▸ **Do this**
Every entry must be copied word for word.

[Entries with chart source code]
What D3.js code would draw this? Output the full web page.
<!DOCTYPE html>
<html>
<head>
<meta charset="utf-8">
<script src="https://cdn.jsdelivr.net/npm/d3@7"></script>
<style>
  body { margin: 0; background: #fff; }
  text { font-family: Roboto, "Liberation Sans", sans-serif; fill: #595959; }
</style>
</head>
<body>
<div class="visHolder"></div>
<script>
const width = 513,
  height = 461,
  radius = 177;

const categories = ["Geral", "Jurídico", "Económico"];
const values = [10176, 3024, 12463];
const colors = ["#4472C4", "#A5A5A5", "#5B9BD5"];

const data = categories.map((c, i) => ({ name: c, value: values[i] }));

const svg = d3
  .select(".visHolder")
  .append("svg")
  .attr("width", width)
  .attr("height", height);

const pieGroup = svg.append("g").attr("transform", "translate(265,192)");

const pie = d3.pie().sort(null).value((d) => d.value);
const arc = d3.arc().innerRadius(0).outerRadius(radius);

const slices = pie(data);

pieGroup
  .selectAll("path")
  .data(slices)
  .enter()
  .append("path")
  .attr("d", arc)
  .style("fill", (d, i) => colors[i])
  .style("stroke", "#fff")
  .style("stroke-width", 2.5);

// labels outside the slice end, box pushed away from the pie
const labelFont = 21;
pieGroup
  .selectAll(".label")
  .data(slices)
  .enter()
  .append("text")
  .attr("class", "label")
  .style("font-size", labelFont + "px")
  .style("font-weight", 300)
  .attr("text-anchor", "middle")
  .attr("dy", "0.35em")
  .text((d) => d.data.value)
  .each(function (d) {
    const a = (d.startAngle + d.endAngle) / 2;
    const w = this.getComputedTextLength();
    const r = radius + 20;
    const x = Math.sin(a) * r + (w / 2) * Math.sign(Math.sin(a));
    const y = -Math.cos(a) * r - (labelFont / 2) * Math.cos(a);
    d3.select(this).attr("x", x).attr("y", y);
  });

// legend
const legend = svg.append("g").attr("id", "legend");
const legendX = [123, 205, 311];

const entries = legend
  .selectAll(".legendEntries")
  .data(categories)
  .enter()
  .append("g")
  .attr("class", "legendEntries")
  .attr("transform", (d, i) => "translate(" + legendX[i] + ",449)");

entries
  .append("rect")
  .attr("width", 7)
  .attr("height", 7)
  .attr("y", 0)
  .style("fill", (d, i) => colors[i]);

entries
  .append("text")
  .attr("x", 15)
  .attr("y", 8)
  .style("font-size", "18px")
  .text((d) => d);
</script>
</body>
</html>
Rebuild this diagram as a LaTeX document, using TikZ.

▸ **Output for this task**
What D3.js code would draw this? Output the full web page.
<!DOCTYPE html>
<html>
<head>
<meta charset="utf-8">
<script src="https://cdn.jsdelivr.net/npm/d3@7"></script>
<style>
  body { margin: 0; background: #fff; }
  text { font-family: Roboto, "Liberation Sans", sans-serif; fill: #595959; }
</style>
</head>
<body>
<div class="visHolder"></div>
<script>
const width = 513,
  height = 461,
  radius = 177;

const categories = ["Geral", "Jurídico", "Económico"];
const values = [10176, 3024, 12463];
const colors = ["#4472C4", "#A5A5A5", "#5B9BD5"];

const data = categories.map((c, i) => ({ name: c, value: values[i] }));

const svg = d3
  .select(".visHolder")
  .append("svg")
  .attr("width", width)
  .attr("height", height);

const pieGroup = svg.append("g").attr("transform", "translate(265,192)");

const pie = d3.pie().sort(null).value((d) => d.value);
const arc = d3.arc().innerRadius(0).outerRadius(radius);

const slices = pie(data);

pieGroup
  .selectAll("path")
  .data(slices)
  .enter()
  .append("path")
  .attr("d", arc)
  .style("fill", (d, i) => colors[i])
  .style("stroke", "#fff")
  .style("stroke-width", 2.5);

// labels outside the slice end, box pushed away from the pie
const labelFont = 21;
pieGroup
  .selectAll(".label")
  .data(slices)
  .enter()
  .append("text")
  .attr("class", "label")
  .style("font-size", labelFont + "px")
  .style("font-weight", 300)
  .attr("text-anchor", "middle")
  .attr("dy", "0.35em")
  .text((d) => d.data.value)
  .each(function (d) {
    const a = (d.startAngle + d.endAngle) / 2;
    const w = this.getComputedTextLength();
    const r = radius + 20;
    const x = Math.sin(a) * r + (w / 2) * Math.sign(Math.sin(a));
    const y = -Math.cos(a) * r - (labelFont / 2) * Math.cos(a);
    d3.select(this).attr("x", x).attr("y", y);
  });

// legend
const legend = svg.append("g").attr("id", "legend");
const legendX = [123, 205, 311];

const entries = legend
  .selectAll(".legendEntries")
  .data(categories)
  .enter()
  .append("g")
  .attr("class", "legendEntries")
  .attr("transform", (d, i) => "translate(" + legendX[i] + ",449)");

entries
  .append("rect")
  .attr("width", 7)
  .attr("height", 7)
  .attr("y", 0)
  .style("fill", (d, i) => colors[i]);

entries
  .append("text")
  .attr("x", 15)
  .attr("y", 8)
  .style("font-size", "18px")
  .text((d) => d);
</script>
</body>
</html>
Rebuild this diagram as a LaTeX document, using TikZ.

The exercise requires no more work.